The US car guys are hurting. After years of making inferior products, they now have a hard time competing even though many of the new Ford and GM (lower end)models are about on par with the Japanese cars. Both Ford and GM have also become more so money lending institutions than just car makers. How did that happen? One word: Pensions. In order to meet the crushing cost of employee pensions, the car makers expanded into the finance world to try and goose profits to fund them. This worked pretty well for a bit, but now obviously there is a problem. (In all fairness, the pension funding issue has never adequately been allotted for) The US makers simply cannot go on much longer saddled with this kind of debt obligation.

Recently a bill was passed to loan the car makers around 25 Billion dollars on face to "Retool and meet new efficiency standards" but that was just another name for a handout. Another 25 Billion is on deck. 50 Billion does not even begin to get the job done, and that is what was discussed today.

The US firms will ask the Congress to use taxpayer funds and a government guarantee to take the pension funding obligation off their books so that by accounting magic they can remain competitive in the bond markets. The taxpayer will be on the hook yet again for even more money giveaways. As a threat, the car makers can hold the spectre of anywhere from 500k to 1.5 million job losses as a bargaining chip. Imagine that unemployment number getting printed! Hikes!

And so, just like with the good old "if homes gets foreclosed on you will suffer" mantra the play will be to sell this pension bailout as a "if unemployment goes higher you will suffer" kind of deal. At the heart of all arm twisting is the idea that even more pain can be forthcoming.

I do not want to debate about how GM, Ford, and Chrysler got to this point. There are many reasons. The debate right now is whether as a people we are going to take any suffering up front, or just tack in on the back end of a unending debt obligation for all time. Can the US take on the pensions? Sure, why not. We seem able to issue any amount of debt we want, so why stop?

The deeper question lies in simple right and wrong. Should I have to pay for a neighbors mortgage? No, that is WRONG. Should I have to pay for a GM employee's pension because the company is going belly up? No, that too is WRONG. Should the guy at GM be looking at no retirement income because the company was poorly managed? No, that is WRONG.

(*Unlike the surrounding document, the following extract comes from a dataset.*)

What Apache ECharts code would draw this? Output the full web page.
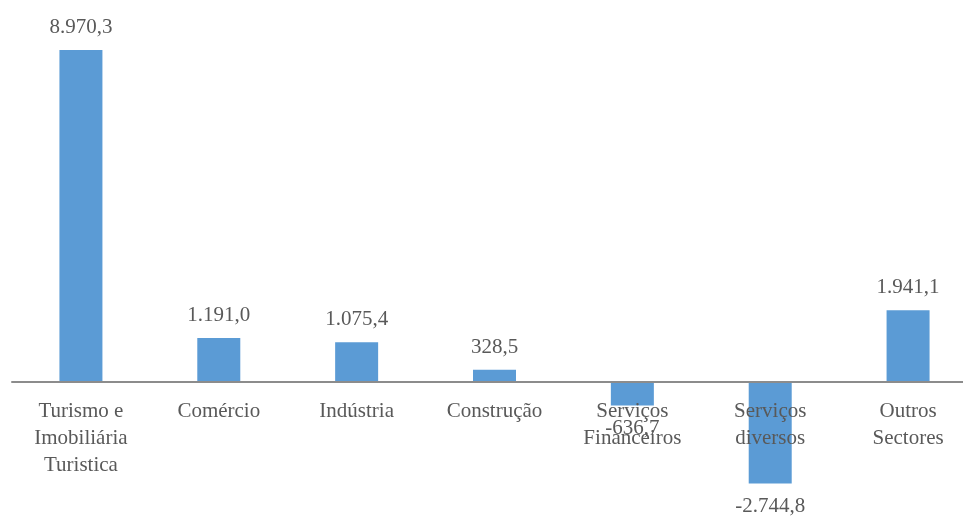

That is a bunch of WRONGS without any RIGHT. What should we do?

The government cannot make anything right without doing something wrong. There is no free lunch, no easy fix. The banks, the auto makers have to fail. Mortgage holders in over their head have to give up. That is the start.

The follow up is to not allow such sick management to happen again. Never allow bank access to so much cheap capital with no oversight that they go nuts like they did. Demand more as employees and shareholders in regards to transparent accounting and solid fundamental management.

All this can only happen after what exists is gone. Sometimes you have to destroy something to make it stronger. Is there really any other way to do this? Comments section is waiting.

For nostalgia, when GM was king of the hill they made perhaps the sickest machine ever to roll off an assembly line in the USA: The 1969 all Aluminum ZL-1 Corvette!
Take a look at a magazine article about the car:
http://www.digitalcorvettes.com/forums/showthread.php?t=67956

One pic of the engine components:


Have a good night.

1 comment:

watchtower said...

I was hoping that the new Camaro would give GM a much needed shot in the arm but with the economy nosediving I kind of doubt it.

I think the new Challenger looks awesome but our hometown Chrysler dealer still has his on the lot.
I've seen plenty of people looking at it (myself included) but no one seems willing to part with the cash right now (or go into debt) for it.